The Flood, Part Two

Floods move things into odd places. A couple of days after the devastating July 31st, 2006, event at Dr. Weil’s  ranch outside Tucson, Arizona, (described in Part One), we were inspecting the guest house living room and found, tangled in the wreckage, a javelina – a wild pig – with a broken leg. Dena, the domestic manager, and I called Wildlife Rescue; they put it to sleep.

The effects of the flood were more than just physical. Those of us who were left to deal with the aftermath suffered a great deal of stress from both the devastation and the chaos of clean up and rebuilding. Most of us in Dr. Weil’s employ, including me (I’m the gardener and landscaper), have worked here for many years. All felt his loss. It was very personal.

“There was a lot of time and effort that went into creating beauty in this spot,” Dr. Weil said. “A lot of that has been destroyed. But we’ll bring it back.”

And, almost immediately, we set about to do that. For months we worked tirelessly. I personally was overtaken by a sort of hero complex that many experience in times of difficulty – my response was to overwork, and now, months later, I am feeling rather spent by it all. But it has been worth it. With support and genuine concern for each other we have been able to get through this difficult event, and while the place will never be quite what it was, it is getting better every day.

Now, a practical note. Normal homeowner’s insurance does not cover floods, a fact that causes a lot of heartbreak when unexpected floods come and people discover their homeowner’s policy is of no use. But it is possible to buy flood protection. The federal government’s National Flood Insurance Program is administered by the Department of Homeland Security’s Federal Emergency Management Agency (FEMA). The policies are purchased through insurance brokers, but I repeat, they are NOT part of normal homeowner’s insurance, and must be purchased separately.
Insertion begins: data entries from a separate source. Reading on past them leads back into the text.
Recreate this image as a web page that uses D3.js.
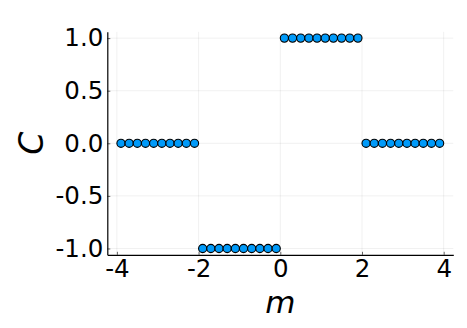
<!DOCTYPE html>
<html>
<head>
<meta charset="utf-8">
<script src="https://cdn.jsdelivr.net/npm/d3@7"></script>
<style>
  body { margin: 0; background: white; }
  text { font-family: "DejaVu Sans", sans-serif; }
</style>
</head>
<body>
<script>
// data
const mValues = [-3.9, -3.7, -3.5, -3.3, -3.1, -2.9, -2.7, -2.5, -2.3, -2.1,
                 -1.9, -1.7, -1.5, -1.3, -1.1, -0.9, -0.7, -0.5, -0.3, -0.1,
                 0.1, 0.3, 0.5, 0.7, 0.9, 1.1, 1.3, 1.5, 1.7, 1.9,
                 2.1, 2.3, 2.5, 2.7, 2.9, 3.1, 3.3, 3.5, 3.7, 3.9];
const cValues = [0, 0, 0, 0, 0, 0, 0, 0, 0, 0,
                 -1, -1, -1, -1, -1, -1, -1, -1, -1, -1,
                 1, 1, 1, 1, 1, 1, 1, 1, 1, 1,
                 0, 0, 0, 0, 0, 0, 0, 0, 0, 0];
const xTicks = [-4, -2, 0, 2, 4];
const yTicks = [-1.0, -0.5, 0.0, 0.5, 1.0];

const width = 467, height = 328;

const svg = d3.select("body").append("svg")
    .attr("width", width)
    .attr("height", height);

//plot area
const plotLeft = 107.3, plotRight = 453.3, plotTop = 31.8, plotBottom = 254.8;

const x = d3.scaleLinear().domain([-4.235, 4.235]).range([plotLeft, plotRight]);
const y = d3.scaleLinear().domain([-1.06, 1.06]).range([plotBottom, plotTop]);

//grid
svg.selectAll(".xgrid")
    .data(xTicks)
    .join("line")
    .attr("class", "xgrid")
    .attr("x1", d => x(d)).attr("x2", d => x(d))
    .attr("y1", plotTop).attr("y2", plotBottom)
    .attr("stroke", "#000").attr("stroke-opacity", 0.1).attr("stroke-width", 0.6);

svg.selectAll(".ygrid")
    .data(yTicks)
    .join("line")
    .attr("class", "ygrid")
    .attr("x1", plotLeft).attr("x2", plotRight)
    .attr("y1", d => y(d)).attr("y2", d => y(d))
    .attr("stroke", "#000").attr("stroke-opacity", 0.1).attr("stroke-width", 0.6);

//axes
const xAxis = svg.append("g")
    .attr("transform", `translate(0,${plotBottom})`)
    .call(d3.axisBottom(x).tickValues(xTicks).tickSizeInner(-3).tickSizeOuter(0).tickPadding(5)
        .tickFormat(d => d3.format("d")(d).replace("−", "-")));

const yAxis = svg.append("g")
    .attr("transform", `translate(${plotLeft},0)`)
    .call(d3.axisLeft(y).tickValues(yTicks).tickSizeInner(-3).tickSizeOuter(0).tickPadding(4)
        .tickFormat(d => d3.format(".1f")(d).replace("−", "-")));

[xAxis, yAxis].forEach(g => {
    g.select(".domain").attr("stroke", "#000").attr("stroke-width", 1.2);
    g.selectAll(".tick line").attr("stroke", "#000").attr("stroke-opacity", 0.6);
    g.selectAll(".tick text")
        .attr("fill", "#000")
        .style("font-family", "DejaVu Sans, sans-serif")
        .style("font-size", "24.5px");
});

//labels
svg.append("text")
    .attr("x", (plotLeft + plotRight) / 2)
    .attr("y", 313)
    .attr("text-anchor", "middle")
    .style("font-size", "31px")
    .style("font-style", "italic")
    .text("m");

svg.append("text")
    .attr("transform", `translate(43,${(plotTop + plotBottom) / 2}) rotate(-90)`)
    .attr("text-anchor", "middle")
    .style("font-size", "33px")
    .style("font-style", "italic")
    .text("C");

//points
svg.selectAll(".pt")
    .data(mValues)
    .join("circle")
    .attr("class", "pt")
    .attr("cx", d => x(d))
    .attr("cy", (d, i) => y(cValues[i]))
    .attr("r", 4.1)
    .attr("fill", "#009af9")
    .attr("stroke", "#000")
    .attr("stroke-width", 1.1);
</script>
</body>
</html>
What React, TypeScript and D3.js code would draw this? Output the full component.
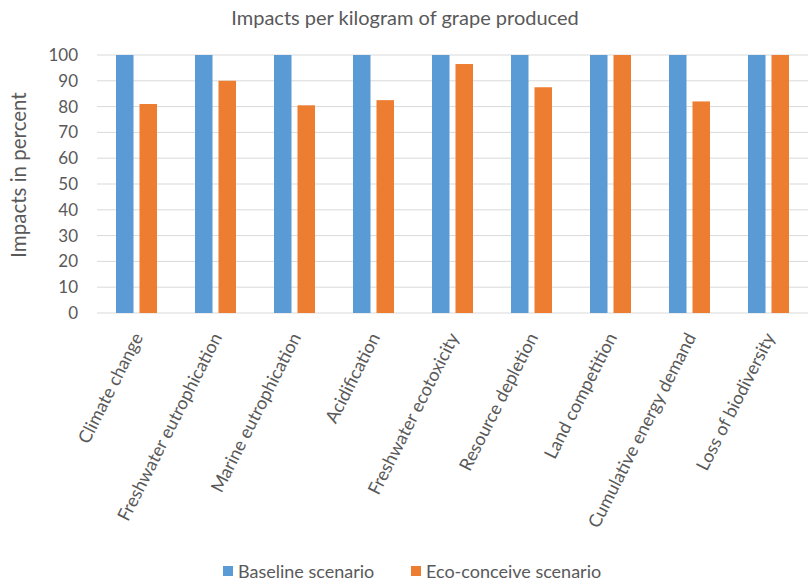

When he bought the place in 1994, Dr. Weil knew he was in a floodplain – in researching the ranch’s history, he found that water had once come up to the front doorstep of the house. So he did the smart thing and bought flood insurance.

The insurance adjustor arrived about three weeks after the flood. He was a friendly Texan. He offered me some Spam. “Never go to a disaster site without a can of Spam,” he said. “I’ve carried Spam with me ever since my oil field days. Never know how long you’ll be away.” I could not help but reflect that it was probably the only can of Spam at the ranch in fifteen years. He had coffee too.

Nancy, Dr. Weil’s personal assistant, took him from building to building.

A disaster clean-up crew was hired immediately. They specialize in efficient and thorough remediation of spaces that have survived major damage from disasters: fire, flood, or messy crime scenes. They brought fans and heaters. They brought heavy duty, industrial strength de-humidifiers that sucked 25 gallons of water out of the air in one night. They drilled holes in the drywall to release moisture. They shoveled mud from porches. They sprayed mold killers. They mopped and moved soggy rugs. They piled debris on the patio.

They slammed and banged around for days, picking through heaps of the doctor’s personal possessions, his books, his CDs, his shoes, his pillows, his knickknacks. Needless to say, their efforts were helpful, though somewhat disconcertingly matter-of-fact.

Now, there are long-term plans underway to prevent or at least minimize such an event in the future, via a system of berms between the ranch and the Rincon Mountains. So let me leave you with today’s stress-relief tip: Find out if you are in a flood plain, and if you are, get insurance through your insurance broker!